Convento

Directed by Jarred Alterman. Edinburgh International Film Festival 19 June. Sculptures on show 15–26 June.

Credit: J. ALTERMAN (CONVENTO)

Can you describe your artworks?

I take the remains of animals and plants and bring them back to life by means of computer-controlled motors, or servos. The sculptures can interact with people and each other. There is a strong natural element and a technological part; for example, one of my sculptures has two goat skulls that bang into each other using a pneumatic system. Another is a snake eagle that dives down from a height of ten metres to meet a Duracell bunny. There is a hare skull to which I gave a new copper face. And I have five masks with little tongues that repeat lines from the 1982 film Blade Runner, in which an android asks for a longer life.

How did you become interested in machines and animals?

My grandfather was an aeroplane technician, and as a child I worked with him in his basement full of exotic parts of aeroplanes. Then my family moved to an isolated convent in rural Portugal and I explored the natural surroundings. I had dreams of machines that could fly, jump and swim. When I was at art school I had three dog skulls in my studio, and I arranged them into a mechanical Cerberus, the many-headed dog that guards the underworld in classical mythology. People were really shocked by it.

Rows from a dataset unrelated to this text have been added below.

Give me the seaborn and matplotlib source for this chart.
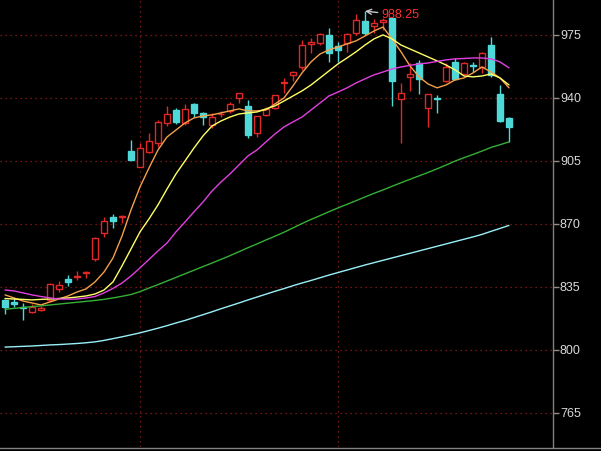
import numpy as np
import pandas as pd
import matplotlib
matplotlib.use('Agg')
import matplotlib.pyplot as plt
import seaborn as sns

# daily candles
opens = [827.5, 826.7, 823.9, 821.3, 822.2, 827.8, 833.9, 839.6, 840.6, 842.8,
         850.6, 864.8, 873.7, 873.6, 910.7, 901.8, 909.8, 914.8, 925.9, 933.3,
         925.9, 936.7, 931.4, 925.0, 930.8, 932.8, 939.8, 935.6, 920.7, 930.6,
         934.3, 948.3, 952.8, 957.4, 969.8, 970.4, 975.0, 968.9, 970.4, 975.9,
         982.9, 980.0, 982.4, 984.2, 939.4, 951.8, 959.6, 934.3, 939.7, 949.6,
         960.2, 953.3, 958.1, 957.1, 969.4, 942.2, 928.7]
highs = [828.3, 828.9, 826.1, 825.6, 824.4, 837.2, 838.3, 841.7, 844.1, 843.6,
         862.9, 874.1, 875.6, 875.2, 916.7, 915.2, 920.4, 927.8, 935.6, 934.3,
         936.7, 937.4, 932.1, 931.5, 933.0, 938.0, 942.6, 938.9, 930.0, 935.2,
         941.7, 951.0, 955.0, 972.2, 973.2, 976.3, 978.7, 971.3, 975.9, 986.7,
         988.25, 983.7, 984.3, 984.3, 948.5, 959.3, 961.1, 942.1, 941.7, 959.3,
         962.1, 960.2, 960.2, 965.7, 973.7, 947.2, 929.3]
lows = [820.0, 823.6, 816.7, 820.6, 821.4, 826.7, 832.2, 835.6, 838.9, 840.0,
        849.4, 862.6, 867.6, 870.4, 905.6, 901.5, 909.3, 912.9, 924.6, 925.4,
        925.0, 929.6, 925.0, 923.2, 929.6, 931.5, 937.1, 917.9, 918.5, 930.0,
        933.7, 942.6, 949.6, 955.6, 965.2, 969.4, 960.2, 960.2, 965.7, 975.0,
        975.0, 975.9, 977.8, 935.6, 915.2, 944.1, 942.2, 924.1, 931.5, 949.1,
        950.0, 952.8, 954.6, 953.7, 951.8, 926.8, 915.7]
closes = [823.9, 825.6, 823.1, 824.1, 823.3, 836.7, 836.1, 837.8, 841.1, 843.1,
          862.2, 871.7, 871.5, 874.2, 905.6, 912.1, 916.1, 926.5, 930.9, 926.8,
          933.7, 931.8, 929.2, 929.6, 931.1, 936.5, 942.6, 919.4, 930.0, 933.7,
          941.7, 948.7, 954.4, 969.4, 971.3, 975.6, 964.8, 966.7, 975.6, 983.3,
          976.3, 981.5, 983.1, 949.4, 942.6, 953.3, 950.6, 942.1, 939.2, 957.4,
          950.4, 959.3, 957.5, 965.2, 952.8, 927.4, 924.1]

# moving average lines
ma5 = [830.6, 828.9, 827.2, 826.1, 825.0, 826.7, 828.3, 830.0, 832.2, 833.9,
       837.8, 843.3, 851.1, 863.3, 877.8, 890.6, 901.1, 911.1, 918.3, 922.2,
       926.1, 928.9, 930.0, 930.6, 931.7, 932.8, 933.9, 932.8, 932.8, 933.3,
       936.7, 940.0, 946.7, 953.9, 960.0, 964.4, 966.7, 968.3, 970.0, 971.7,
       974.4, 977.2, 979.4, 972.8, 965.6, 957.8, 951.7, 947.8, 945.6, 947.2,
       950.0, 951.1, 953.9, 957.2, 954.4, 951.1, 945.6]
ma10 = [828.6, 828.3, 828.1, 827.8, 828.1, 828.3, 828.6, 828.9, 829.4, 830.0,
        831.1, 833.3, 837.8, 846.7, 856.1, 865.6, 872.8, 880.6, 889.4, 897.8,
        905.0, 912.2, 918.9, 924.4, 927.2, 929.4, 931.1, 931.7, 932.2, 933.9,
        935.6, 938.3, 941.1, 943.9, 947.2, 951.1, 955.0, 958.9, 962.2, 965.6,
        969.4, 972.8, 975.0, 972.8, 969.4, 967.2, 965.0, 962.8, 960.6, 958.3,
        955.6, 952.2, 951.7, 952.2, 953.3, 951.1, 947.2]
ma20 = [833.3, 832.8, 831.7, 830.6, 829.7, 828.9, 828.3, 828.2, 828.3, 828.9,
        829.7, 831.7, 834.2, 837.2, 841.1, 845.6, 850.3, 855.0, 859.4, 865.6,
        871.1, 876.7, 882.2, 888.3, 893.3, 897.8, 902.8, 907.8, 911.1, 915.6,
        920.0, 923.9, 926.7, 929.4, 933.3, 937.2, 941.1, 943.3, 945.6, 948.3,
        950.6, 952.8, 954.4, 956.1, 957.2, 958.1, 958.9, 959.4, 960.3, 961.1,
        961.7, 961.9, 962.2, 962.2, 961.7, 960.0, 956.7]
ma60 = [822.6, 823.1, 823.6, 824.1, 824.5, 825.0, 825.5, 826.0, 826.5, 827.0,
        827.5, 828.1, 828.9, 829.8, 830.8, 832.4, 834.4, 836.3, 838.3, 840.3,
        842.3, 844.3, 846.3, 848.3, 850.3, 852.4, 854.6, 856.8, 858.9, 861.1,
        863.2, 865.4, 867.8, 870.2, 872.5, 874.6, 876.8, 878.9, 880.9, 882.9,
        885.0, 887.0, 888.9, 890.9, 892.9, 894.8, 896.7, 898.6, 900.6, 902.7,
        904.9, 906.8, 908.6, 910.5, 912.5, 914.0, 915.6]
ma120 = [801.6, 801.8, 802.0, 802.2, 802.5, 802.8, 803.0, 803.3, 803.6, 804.0,
         804.5, 805.3, 806.3, 807.3, 808.4, 809.5, 810.8, 812.1, 813.5, 815.0,
         816.4, 818.0, 819.6, 821.2, 822.9, 824.5, 826.1, 827.8, 829.4, 831.0,
         832.6, 834.1, 835.7, 837.2, 838.6, 840.1, 841.6, 843.0, 844.4, 845.8,
         847.2, 848.5, 849.8, 851.1, 852.4, 853.7, 855.0, 856.3, 857.6, 858.9,
         860.2, 861.5, 862.8, 864.2, 865.9, 867.5, 869.2]

y_ticks = [765, 800, 835, 870, 905, 940, 975]
sep_days = [15, 37]

UP = '#e02828'
DOWN = '#4fd8d8'
GRID = '#9a1c1c'

sns.set_theme(style='dark', rc={'axes.facecolor': 'black', 'figure.facecolor': 'black'})
plt.rcParams['font.family'] = ['Liberation Sans', 'DejaVu Sans']

o = np.array(opens); h = np.array(highs); l = np.array(lows); c = np.array(closes)
idx = np.arange(len(o))
up = c >= o

fig = plt.figure(figsize=(6.01, 4.51), dpi=100)
ax = fig.add_axes([0, 4 / 451, 553 / 601, 447 / 451])
ax.grid(False)

for t in y_ticks:
    ax.axhline(t, color=GRID, linestyle=(0, (1, 3)), linewidth=0.9, zorder=1)
for d in sep_days:
    ax.axvline(d, color=GRID, linestyle=(0, (1, 3)), linewidth=0.9, zorder=1)

# candles
ax.vlines(idx, l, h, colors=np.where(up, UP, DOWN), linewidth=1, zorder=2)
body = np.maximum(np.abs(c - o), 0.35)
ax.bar(idx[up], body[up], bottom=np.minimum(o, c)[up], width=0.68,
       facecolor='black', edgecolor=UP, linewidth=1, zorder=3)
ax.bar(idx[~up], body[~up], bottom=np.minimum(o, c)[~up], width=0.68,
       facecolor=DOWN, edgecolor=DOWN, linewidth=1, zorder=3)

ma = pd.DataFrame({'day': idx, 'MA5': ma5, 'MA10': ma10, 'MA20': ma20,
                   'MA60': ma60, 'MA120': ma120})
ma = ma.melt(id_vars='day', var_name='line', value_name='price')
pal = {'MA5': '#f5a04a', 'MA10': '#ffff66', 'MA20': '#e040e0',
       'MA60': '#34b034', 'MA120': '#9af0f8'}
sns.lineplot(data=ma, x='day', y='price', hue='line', palette=pal,
             linewidth=1, legend=False, ax=ax, zorder=4)

pk = int(np.argmax(h))
ax.annotate(f'{h[pk]:.2f}', xy=(pk, h[pk]), xytext=(16, -4), textcoords='offset pixels',
            color='#ff3030', fontsize=9, ha='left', va='center',
            arrowprops=dict(arrowstyle='->', color='#c8c8c8', lw=1,
                            shrinkA=0, shrinkB=0), zorder=5)

ax.set_xlim(-5 / 9, 548 / 9)
ax.set_ylim(746.1, 994.4)
ax.yaxis.tick_right()
ax.set_yticks(y_ticks)
ax.set_xticks([])
ax.set_xlabel('')
ax.set_ylabel('')
ax.tick_params(axis='y', colors='#909090', labelcolor='#d8d8d8', length=4,
               width=1, pad=1, labelsize=9, direction='out', right=True, left=False)
for s in ['left', 'top', 'bottom']:
    ax.spines[s].set_visible(False)
ax.spines['right'].set_color('#808080')
ax.spines['right'].set_linewidth(1)
fig.add_artist(plt.Line2D([0, 1], [3.5 / 451, 3.5 / 451], transform=fig.transFigure,
                          color='#808080', linewidth=1))

fig.savefig('out.png', dpi=100, facecolor='black')
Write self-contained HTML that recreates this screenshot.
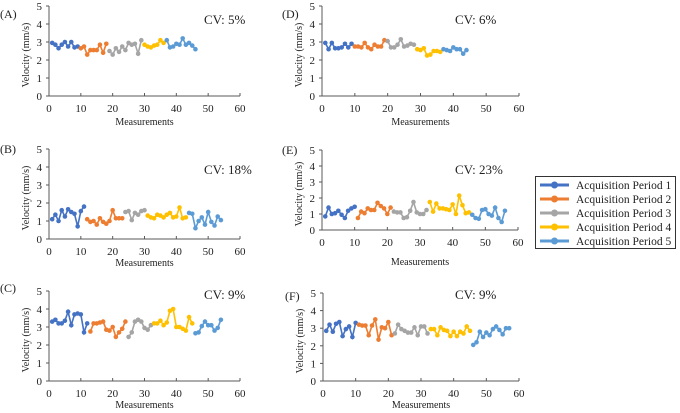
<!DOCTYPE html>
<html><head><meta charset="utf-8"><style>
body{margin:0;background:#fff;width:680px;height:413px;overflow:hidden}
svg{display:block;font-family:"Liberation Serif","DejaVu Serif",serif}
svg text{font-family:"Liberation Serif","DejaVu Serif",serif}
</style></head><body>
<svg id="chart" width="680" height="413"></svg>
<script>
const periodNames=["Acquisition Period 1","Acquisition Period 2","Acquisition Period 3","Acquisition Period 4","Acquisition Period 5"];
const xTicks=[0,10,20,30,40,50,60];
const yTicks=[0,1,2,3,4,5];
const panelLabels=["(A)","(B)","(C)","(D)","(E)","(F)"];
const cvLabels=["CV: 5%","CV: 18%","CV: 9%","CV: 6%","CV: 23%","CV: 9%"];
const startA=[1,10,19,30,37];
const dataA=[[2.95,2.85,2.65,2.85,3.0,2.75,3.0,2.7,2.75],[2.65,2.75,2.3,2.55,2.55,2.55,2.85,2.4,2.9],[2.5,2.3,2.65,2.45,2.75,2.55,2.95,2.85,2.9,2.35,3.1],[2.85,2.75,2.7,2.8,2.85,3.1,2.95],[3.1,2.7,2.75,2.9,2.85,3.2,2.85,2.95,2.8,2.6]];
const startB=[1,12,24,31,44];
const dataB=[[1.1,1.35,1.0,1.6,1.25,1.65,1.5,1.4,0.7,1.55,1.8],[1.1,0.95,1.0,0.8,1.15,0.95,0.85,1.0,1.6,1.15,1.15,1.15],[1.5,1.55,1.05,1.45,1.35,1.55,1.6],[1.3,1.2,1.15,1.35,1.3,1.2,1.35,1.45,1.2,1.25,1.75,1.15,1.2],[1.45,1.4,0.6,1.0,1.2,0.8,1.5,0.95,0.75,1.25,1.05]];
const startC=[1,13,25,33,46];
const dataC=[[3.3,3.4,3.2,3.2,3.35,3.85,3.1,3.7,3.75,3.7,2.7,3.2],[2.75,3.2,3.2,3.25,3.3,2.85,2.8,3.0,2.45,2.7,2.9,3.3],[2.45,2.7,3.3,3.4,3.3,2.95,2.85,3.1],[3.2,3.2,3.35,3.1,3.25,3.9,4.0,3.0,3.0,2.9,2.8,3.55,3.2],[2.65,2.7,3.05,3.3,3.1,3.1,2.8,2.95,3.4]];
const startD=[1,10,20,29,37];
const dataD=[[2.95,2.6,2.95,2.65,2.65,2.7,2.9,2.7,2.9],[2.75,2.75,2.7,2.95,2.7,2.6,2.85,2.75,2.75,3.1],[3.05,2.7,2.7,2.85,3.15,2.75,2.8,2.9,2.85],[2.6,2.55,2.65,2.25,2.3,2.5,2.5,2.45],[2.6,2.55,2.5,2.7,2.6,2.6,2.35,2.55]];
const startE=[1,11,22,33,46];
const dataE=[[0.85,1.4,1.0,1.05,1.2,0.95,0.75,1.2,1.35,1.45],[0.75,1.15,1.05,1.35,1.25,1.25,1.7,1.5,1.35,1.0,1.4],[1.15,1.1,1.1,0.75,0.8,1.2,1.75,1.1,1.0,1.0,1.25],[1.75,1.15,1.65,1.35,1.35,1.3,1.25,1.6,1.0,2.15,1.55,1.05,1.1],[0.95,0.75,0.7,1.25,1.3,1.0,0.9,1.4,0.75,0.5,1.2]];
const startF=[1,11,22,33,46];
const dataF=[[2.85,3.2,2.8,3.25,3.35,2.55,2.95,3.1,2.5,3.3],[3.2,3.15,3.15,2.6,3.15,3.5,2.35,3.05,3.0,3.35,2.6],[2.7,3.2,2.95,2.85,2.75,2.75,3.05,2.6,3.1,3.1,2.7],[2.95,2.95,2.6,3.05,2.9,2.85,2.55,2.8,2.55,2.8,2.7,3.1,2.85],[2.05,2.2,2.8,2.5,2.75,2.6,2.95,3.1,2.9,2.65,3.0,3.0]];
const colors=["#4472C4","#ED7D31","#A5A5A5","#FFC000","#5B9BD5"];
const NS="http://www.w3.org/2000/svg";
const svg=document.getElementById('chart');
function mk(tag,attrs,parent,text){const e=document.createElementNS(NS,tag);for(const k in attrs)e.setAttribute(k,attrs[k]);if(text!==undefined){e.textContent=text;e.setAttribute('font-family','Liberation Serif, serif');}(parent||svg).appendChild(e);return e;}
const layout=[
 {x0:49,x1:240,y0:96,y1:6,lx:0,ly:18,cx:204,cy:24,my:125},
 {x0:49,x1:240,y0:239,y1:149,lx:0,ly:153,cx:204,cy:174,my:266},
 {x0:49,x1:240,y0:381,y1:291,lx:0,ly:292,cx:204,cy:299,my:408},
 {x0:322,x1:519,y0:96,y1:6,lx:282,ly:18,cx:455,cy:24,my:125},
 {x0:322,x1:518,y0:230,y1:150,lx:282,ly:154,cx:455,cy:174,my:265},
 {x0:323,x1:519,y0:381,y1:293,lx:285,ly:300,cx:455,cy:299,my:408}];
const allData=[dataA,dataB,dataC,dataD,dataE,dataF];
const allStart=[startA,startB,startC,startD,startE,startF];
layout.forEach((L,pi)=>{
 const g=mk('g',{});
 
 
 const sx=v=>L.x0+(L.x1-L.x0)*v/60, sy=v=>L.y0-(L.y0-L.y1)*v/5;
 const ax=mk('path',{d:`M${L.x0},${L.y1}V${L.y0}H${L.x1}`,stroke:'#595959','stroke-width':1,fill:'none'},g);
 
 yTicks.forEach(t=>{mk('line',{x1:L.x0-3,x2:L.x0,y1:sy(t),y2:sy(t),stroke:'#595959'},g);
  const tl=mk('text',{x:L.x0-7,y:sy(t)+4,'text-anchor':'end','font-size':11,fill:'#222'},g,t);
  });
 xTicks.forEach(t=>{mk('line',{x1:sx(t),x2:sx(t),y1:L.y0-3,y2:L.y0,stroke:'#595959'},g);
  const tl=mk('text',{x:sx(t),y:L.y0+16,'text-anchor':'middle','font-size':11,fill:'#222'},g,t);
  });
 const yt=mk('text',{x:0,y:0,transform:`translate(${L.x0-20},${(L.y0+L.y1)/2+4}) rotate(-90)`,'text-anchor':'middle','font-size':10,fill:'#222'},g,'Velocity  (mm/s)');
 
 const xt=mk('text',{x:(L.x0+L.x1)/2,y:L.my,'text-anchor':'middle','font-size':10,fill:'#222'},g,'Measurements');
 
 const pl=mk('text',{x:L.lx,y:L.ly,'font-size':12,fill:'#222'},g,panelLabels[pi]);
 
 const cv=mk('text',{x:L.cx,y:L.cy,'font-size':13,fill:'#222'},g,cvLabels[pi]);
 
 allData[pi].forEach((ser,si)=>{
  const st=allStart[pi][si];
  const pts=ser.map((v,i)=>[sx(st+i),sy(v)]);
  const ln=mk('polyline',{points:pts.map(p=>p.join(',')).join(' '),fill:'none',stroke:colors[si],'stroke-width':1.6},g);
  
  
  pts.forEach(p=>{const c=mk('circle',{cx:p[0],cy:p[1],r:2.3,fill:colors[si]},g);
   
   });
 });
});
const lg=mk('g',{});


mk('rect',{x:535.5,y:176.5,width:140,height:72,fill:'#fff',stroke:'#333','stroke-width':1},lg);
periodNames.forEach((n,i)=>{const y=185+i*14;
 const e=mk('g',{},lg);
 
 
 mk('line',{x1:540,x2:569,y1:y,y2:y,stroke:colors[i],'stroke-width':3},e);
 mk('circle',{cx:554.5,cy:y,r:3.5,fill:colors[i]},e);
 mk('text',{x:576,y:y+4,'font-size':11.5,fill:'#222'},e,n);});
</script>
</body></html>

What technologies do you use?

I use old-fashioned materials such as cogs and wheels, clockwork devices, electromagnetic coils and servos, as well as radar and ultrasonic sensors. I create an illusion, but also give away my tricks by leaving the mechanisms exposed. Although computer-aided manipulation of materials is getting cheaper, I build my machines by hand. The biggest part of my work is programming them so that they seem to behave naturally.

What point are you trying to make?

I am trying to unravel humans' relationship with nature. We have rudimentary reactions to other animals, often a fight-or-flight reaction. There is a dark side to my work, perhaps a warning about the loss of species. But I also try to merge the worlds of animal and machine, so that they coexist peacefully. I try to make something that appears to be real, using technology to create a world that no one has seen before.

Paranoia

Gare Saint Sauveur, Lille, France. Until 15 August

Mechatronics gives an eagle skull new life. Credit: C. ZWANIKKEN, MONSIEUR HOUDIN, N'OEBLIEZ PAS VOTRE OISEAU! (2008)/PHOTO: J. ALTERMAN (CONVENTO)

What is your most recent piece?

My installation Scorched Earth, on show until 15 August at an exhibition in Lille, France, is a post-apocalyptic landscape in which all flora and fauna are extinct and the remains of animals have been combined with machines to populate the world. The artificial animals are autonomous, intelligent and uncontrollable. Humans exist only as a memory. The morning it was finished, I saw the images from Japan after the tsunami. They seemed strikingly familiar.